Ahhh, a good hot bowl of #soup — not to sound like a commercial, but it brings back fond memories of coming in from shoveling snow to find my mom with a steaming bowl of chicken soup waiting for me. It warmed me up quickly, and was just enough to take the edge off until dinner was ready.
In fact, soup is great if you’re looking for something to fill you up. “Because soups have a water base they tend to make you feel less hungry, and you eat less as a result — which is certainly very helpful in terms of losing weight,” says Barbara Rolls, PhD, Professor of Nutrition, Penn State University and author of The Volumetrics Weight-Control Plan (Harper Mass Market Paperbacks, 2002). Dr. Rolls led a study which found that #eating soup prior to your meal could reduce your mealtime consumption by as much as 100 calories. However, “the soup must be fairly low in calories to be the most effective — otherwise you can end up eating two meals,” cautions Rolls.
So don’t run for that ladle just yet — even though they might sound healthy, not all soups are created equal — you have to be aware of what’s actually in the bowl. And since most of us don’t have time to pull out the saucepan and prepare a homemade pot of soup from scratch, we’re left at the mercy of soup from a can or restaurant.
Canned soups, at least, have nutritional information on the label — which is more than can be said for Outback and TGI Friday’s, which would not even tell us how many ounces of cheese they served, much less the calories and fat in their French Onion Soup.
Keep in mind that chefs and restaurateurs want to make their #food taste great — most are not concerned about your waistline. “Although there are many ways for chefs to provide flavorful soups that are low in calories and fat, many resort to the old stand-by of adding creams, butter, sugar, and excessive amounts of sauces,” says Marianne Turow, R.D., C.H.E., Professor of Nutrition at The Culinary Institute of America.

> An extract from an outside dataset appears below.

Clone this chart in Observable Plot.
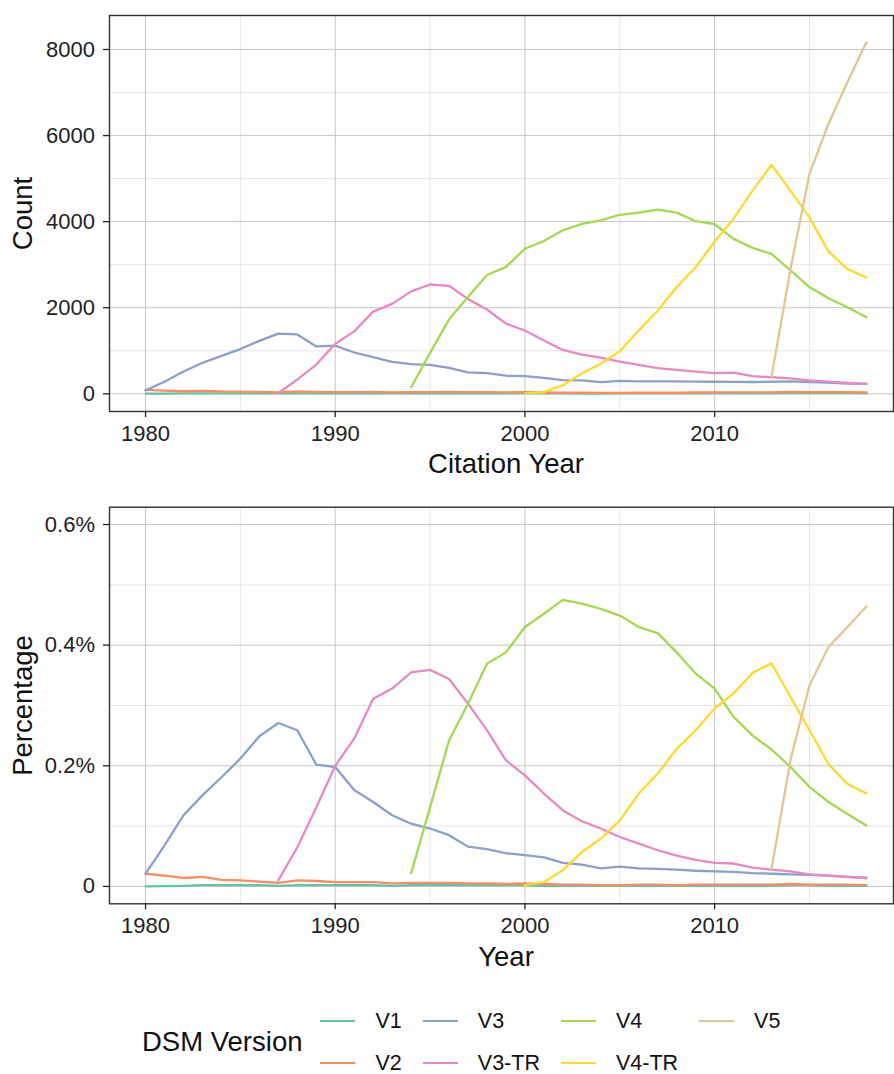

Here are some #tips for choosing super soups, instead of soups that dupe (all serving sizes are 1 cup unless otherwise noted):
CLEAR THE WAY: Clear broth or tomato-based soups are generally very low in calories.
AVOID CREAM AND CHEESE: Whole milk, cream, and cheese pack on the calories. Creamy soups and chowders are a double whammy with heavy cream adding over 14 grams of saturated fat per serving — that’s 75% of your recommended daily limit of this heart-unhealthy fat.
FANCY = FAT: The further you stray from the basics like vegetable and chicken soups, the more likely they are to be fattening.
WATCH OUT FOR EXTRAS: Just one cup (a handful) of those seemingly low-calorie oyster crackers or saltines has 195 calories and 5 grams of fat, while croutons have about 186 calories and 7 grams of fat. And don’t fall for this trap: Au Bon Pain has soup bowls that are actually made of bread — believe it or not, the bowl alone, without any soup, has 600 calories and 2.0 grams of fat!
And then there’s my personal favorite — French Onion Soup. With that big hunk of bread and gooey cheese browned on top, you’ve got 700 calories and about 60 grams of fat in one large crock.
LOOK FOR HEALTH: Plenty of the canned soups out there are great for the health conscious, including Healthy Choice, Progresso’s 99% Fat Free and even Campbell’s Healthy Request soups. For instance, Healthy Choice New England Clam Chowder has only 110 calories and 1.5 grams of fat. Plus, soups with “healthy” on the label must have less than 480 mg of sodium per serving — a boon when many canned soups have more than 1000 mg per serving.